What Black Doctoral Students in STEM Want and What Their Faculty are Giving: How the Differences Impact Students’ Mental Health and Career Trajectory Deci
Effective Years: 2021-2024
To increase the diversity of the PhD-prepared workforce, understanding underlying issues affecting retention and completion of doctoral degrees is essential. Researchers at Arizona State University and University of Massachusetts Boston, propose to study the expressed needs of Black doctoral students in relation to faculty perceptions of what they are providing during advising relationships. Understanding the mental health impacts of cumulative experiences that marginalize Black graduate students, will advance knowledge by providing recommendations for developing inclusive environments and mentoring strategies that are effective at supporting Black students. Through a two-phase design, the project aims to use detailed interviews regarding the experiences of marginalization, mental health, and career trajectory decisions of graduate students, and faculty perceptions of supports and contributors or deterrents to providing supports. The project is aligned with the EHR Core Research program’s goal of addressing challenges in STEM interest, learning, and participation.

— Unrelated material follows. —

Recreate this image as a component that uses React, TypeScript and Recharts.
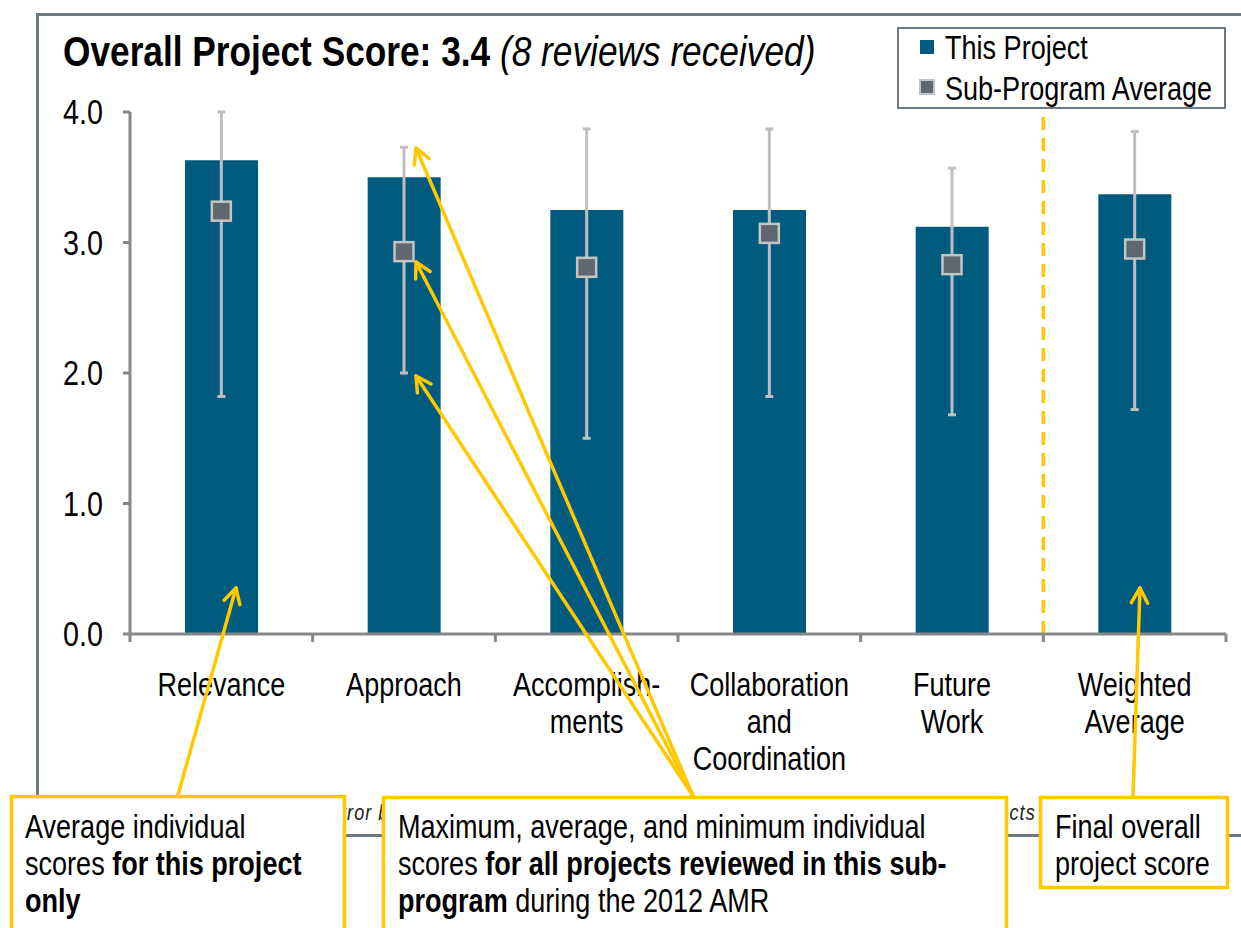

The research design is framed by extending Role Strain Theory to include the tension that Black students may feel in relationships during graduate programs. The central hypothesis is that intersectional experiences of marginalization and the STEM environment among Black doctoral students impact mental health and career trajectory decisions. The project aims to understand the contributors and deterrents for faculty to address systemic barriers. A nationwide sampling strategy will include representation from Historically Black Colleges and Universities (HBCUs), Predominately White Institutions (PWIs), and Minority-Serving Institutions (MSIs). The project aims to match critical identity aspects in the interviewer-interviewee pairing within each phase of the project. Phenomenological principles grounded in a social constructivist paradigm will guide the interpretation of individual interviews. The research responds to the need for understanding barriers to success in graduate programs for Black students by novel coordination and expansion of traditional educational research strategies with strategies typically utilized by counseling psychologists. The creation of a tip sheet on promising practices for supporting Black students and an online repository aims to inform faculty advisors who seek to improve communication and mentoring for their students.
The project is funded by the EHR Core Research program that supports fundamental research focused on STEM learning and learning environments, broadening participation in STEM, and STEM professional workforce development.
This award reflects NSF's statutory mission and has been deemed worthy of support through evaluation using the Foundation's intellectual merit and broader impacts review criteria.